- [EXERCISE AIM]:
Please retype the records below exactly, leaving out any pictures.

========================

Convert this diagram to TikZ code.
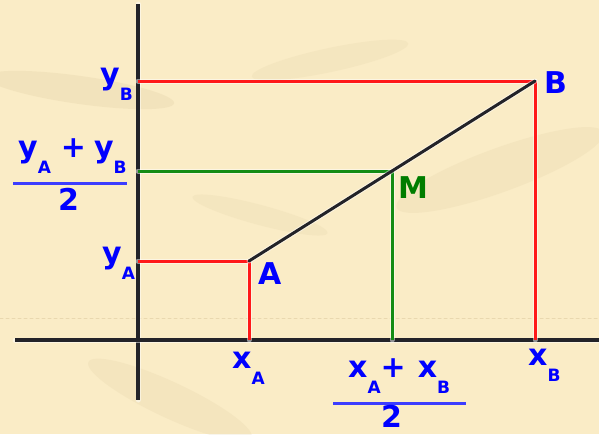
\documentclass[tikz,border=0pt]{standalone}
\usepackage{fontspec}
\setmainfont{DejaVu Sans}
\usetikzlibrary{calc}
\definecolor{paper}{RGB}{250,236,198}
\definecolor{crease}{RGB}{222,204,160}
\definecolor{lblue}{RGB}{0,0,255}
\definecolor{barblue}{RGB}{60,60,255}
\definecolor{lred}{RGB}{255,25,25}
\definecolor{lgreen}{RGB}{20,140,20}
\definecolor{mgreen}{RGB}{0,125,0}
\definecolor{axisgray}{RGB}{35,35,40}
\newcommand{\sub}[1]{\raisebox{-16pt}{\fontsize{17}{17}\selectfont #1}}
\tikzset{
  lbl/.style={font=\fontsize{30}{30}\selectfont\bfseries,text=lblue,inner sep=0pt},
  halo/.style={preaction={draw=white,line width=5pt,opacity=.5}},
  fracbar/.style={draw=barblue,line width=3pt,line cap=butt}
}
\begin{document}
\begin{tikzpicture}[line cap=round,line join=round,x=1pt,y=-1pt]
\useasboundingbox (0,0) rectangle (599,434);
% paper background
\fill[paper] (0,0) rectangle (599,434);
\fill[crease,opacity=.25,rotate around={-8:(80,90)}] (80,90) ellipse (95 and 14);
\fill[crease,opacity=.2,rotate around={20:(500,170)}] (500,170) ellipse (110 and 22);
\fill[crease,opacity=.2,rotate around={-25:(170,400)}] (170,400) ellipse (90 and 18);
\fill[crease,opacity=.18,rotate around={12:(330,60)}] (330,60) ellipse (80 and 12);
\fill[crease,opacity=.18,rotate around={-15:(260,215)}] (260,215) ellipse (70 and 10);
\draw[crease,opacity=.6,dashed,line width=1pt] (0,318) -- (599,318);

\coordinate (O) at (138,340);
\coordinate (yTop) at (138,4);
\coordinate (yBot) at (138,400);
\coordinate (xL) at (15,340);
\coordinate (xR) at (599,340);
\coordinate (A) at (249,261);
\coordinate (B) at (535,81);
\coordinate (M) at ($(A)!.5!(B)$);

% axes
\draw [halo,color=axisgray,line width=3.5pt,line cap=butt] (yTop) -- (yBot);
\draw [halo,color=axisgray,line width=3.5pt,line cap=butt] (xL) -- (xR);

% projections
\draw [halo,color=lred,line width=3pt,line cap=butt] (O |- B) -- (B) -- (B |- O);
\draw [halo,color=lred,line width=3pt,line cap=butt] (O |- A) -- (A) -- (A |- O);
\draw [halo,color=lgreen,line width=3pt,line cap=butt] (O |- M) -- (M) -- (M |- O);

% segment AB
\draw [halo,color=axisgray,line width=3pt] (A) -- (B);

% labels
\node[lbl,anchor=base west] (lyB) at (100,84) {y\sub{B}};
\node[lbl,anchor=base west] (lyA) at (102,263) {y\sub{A}};
\node[lbl,anchor=base west] (nyfrac) at (18,157) {y\sub{A}\hspace{10pt}+\hspace{8pt}y\sub{B}};
\coordinate (bar1L) at (13,183);
\coordinate (bar1R) at (127,183);
\draw [fracbar] (bar1L) -- (bar1R);
\node[lbl,anchor=base,text depth=0pt] (dy) at (68.5,210) {2};

\node[lbl,anchor=base west] (lA) at (258,284) {A};
\node[lbl,anchor=base west] (lB) at (544,93) {B};
\node[lbl,anchor=base west,text=mgreen] (lM) at (398,198) {M};

\node[lbl,anchor=base west] (lxA) at (232,368) {x\sub{A}};
\node[lbl,anchor=base west] (lxB) at (528,365) {x\sub{B}};
\node[lbl,anchor=base west] (nxfrac) at (348,377) {x\sub{A}+\hspace{12pt}x\sub{B}};
\coordinate (bar2L) at (333,403);
\coordinate (bar2R) at (466,403);
\draw [fracbar] (bar2L) -- (bar2R);
\node[lbl,anchor=base,text depth=0pt] (dx) at (391.5,427) {2};
\end{tikzpicture}
\end{document}
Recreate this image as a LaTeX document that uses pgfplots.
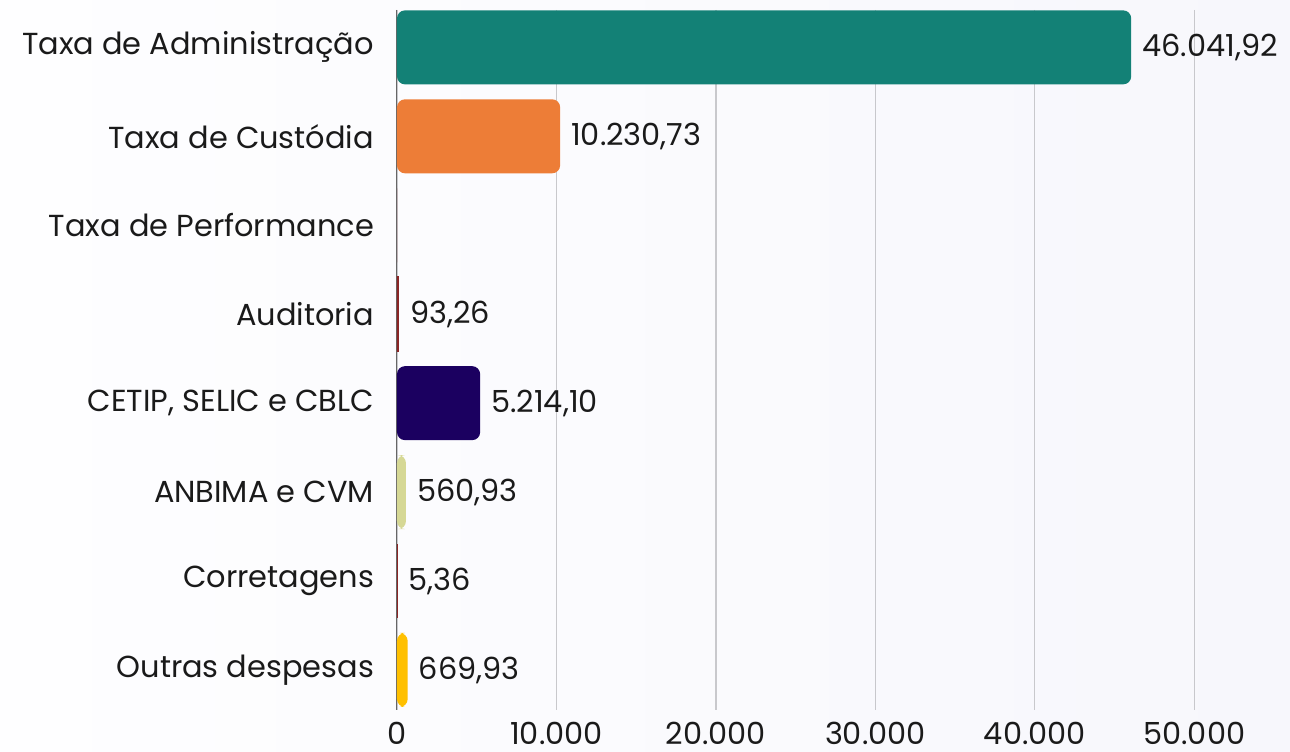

========================

- [PROBLEM SOLUTION]:
Convert this diagram to TikZ code.
\documentclass[tikz,border=0pt]{standalone}
\usepackage{fontspec}
\setmainfont{DejaVu Sans}
\usetikzlibrary{calc}
\definecolor{paper}{RGB}{250,236,198}
\definecolor{crease}{RGB}{222,204,160}
\definecolor{lblue}{RGB}{0,0,255}
\definecolor{barblue}{RGB}{60,60,255}
\definecolor{lred}{RGB}{255,25,25}
\definecolor{lgreen}{RGB}{20,140,20}
\definecolor{mgreen}{RGB}{0,125,0}
\definecolor{axisgray}{RGB}{35,35,40}
\newcommand{\sub}[1]{\raisebox{-16pt}{\fontsize{17}{17}\selectfont #1}}
\tikzset{
  lbl/.style={font=\fontsize{30}{30}\selectfont\bfseries,text=lblue,inner sep=0pt},
  halo/.style={preaction={draw=white,line width=5pt,opacity=.5}},
  fracbar/.style={draw=barblue,line width=3pt,line cap=butt}
}
\begin{document}
\begin{tikzpicture}[line cap=round,line join=round,x=1pt,y=-1pt]
\useasboundingbox (0,0) rectangle (599,434);
% paper background
\fill[paper] (0,0) rectangle (599,434);
\fill[crease,opacity=.25,rotate around={-8:(80,90)}] (80,90) ellipse (95 and 14);
\fill[crease,opacity=.2,rotate around={20:(500,170)}] (500,170) ellipse (110 and 22);
\fill[crease,opacity=.2,rotate around={-25:(170,400)}] (170,400) ellipse (90 and 18);
\fill[crease,opacity=.18,rotate around={12:(330,60)}] (330,60) ellipse (80 and 12);
\fill[crease,opacity=.18,rotate around={-15:(260,215)}] (260,215) ellipse (70 and 10);
\draw[crease,opacity=.6,dashed,line width=1pt] (0,318) -- (599,318);

\coordinate (O) at (138,340);
\coordinate (yTop) at (138,4);
\coordinate (yBot) at (138,400);
\coordinate (xL) at (15,340);
\coordinate (xR) at (599,340);
\coordinate (A) at (249,261);
\coordinate (B) at (535,81);
\coordinate (M) at ($(A)!.5!(B)$);

% axes
\draw [halo,color=axisgray,line width=3.5pt,line cap=butt] (yTop) -- (yBot);
\draw [halo,color=axisgray,line width=3.5pt,line cap=butt] (xL) -- (xR);

% projections
\draw [halo,color=lred,line width=3pt,line cap=butt] (O |- B) -- (B) -- (B |- O);
\draw [halo,color=lred,line width=3pt,line cap=butt] (O |- A) -- (A) -- (A |- O);
\draw [halo,color=lgreen,line width=3pt,line cap=butt] (O |- M) -- (M) -- (M |- O);

% segment AB
\draw [halo,color=axisgray,line width=3pt] (A) -- (B);

% labels
\node[lbl,anchor=base west] (lyB) at (100,84) {y\sub{B}};
\node[lbl,anchor=base west] (lyA) at (102,263) {y\sub{A}};
\node[lbl,anchor=base west] (nyfrac) at (18,157) {y\sub{A}\hspace{10pt}+\hspace{8pt}y\sub{B}};
\coordinate (bar1L) at (13,183);
\coordinate (bar1R) at (127,183);
\draw [fracbar] (bar1L) -- (bar1R);
\node[lbl,anchor=base,text depth=0pt] (dy) at (68.5,210) {2};

\node[lbl,anchor=base west] (lA) at (258,284) {A};
\node[lbl,anchor=base west] (lB) at (544,93) {B};
\node[lbl,anchor=base west,text=mgreen] (lM) at (398,198) {M};

\node[lbl,anchor=base west] (lxA) at (232,368) {x\sub{A}};
\node[lbl,anchor=base west] (lxB) at (528,365) {x\sub{B}};
\node[lbl,anchor=base west] (nxfrac) at (348,377) {x\sub{A}+\hspace{12pt}x\sub{B}};
\coordinate (bar2L) at (333,403);
\coordinate (bar2R) at (466,403);
\draw [fracbar] (bar2L) -- (bar2R);
\node[lbl,anchor=base,text depth=0pt] (dx) at (391.5,427) {2};
\end{tikzpicture}
\end{document}
Recreate this image as a LaTeX document that uses pgfplots.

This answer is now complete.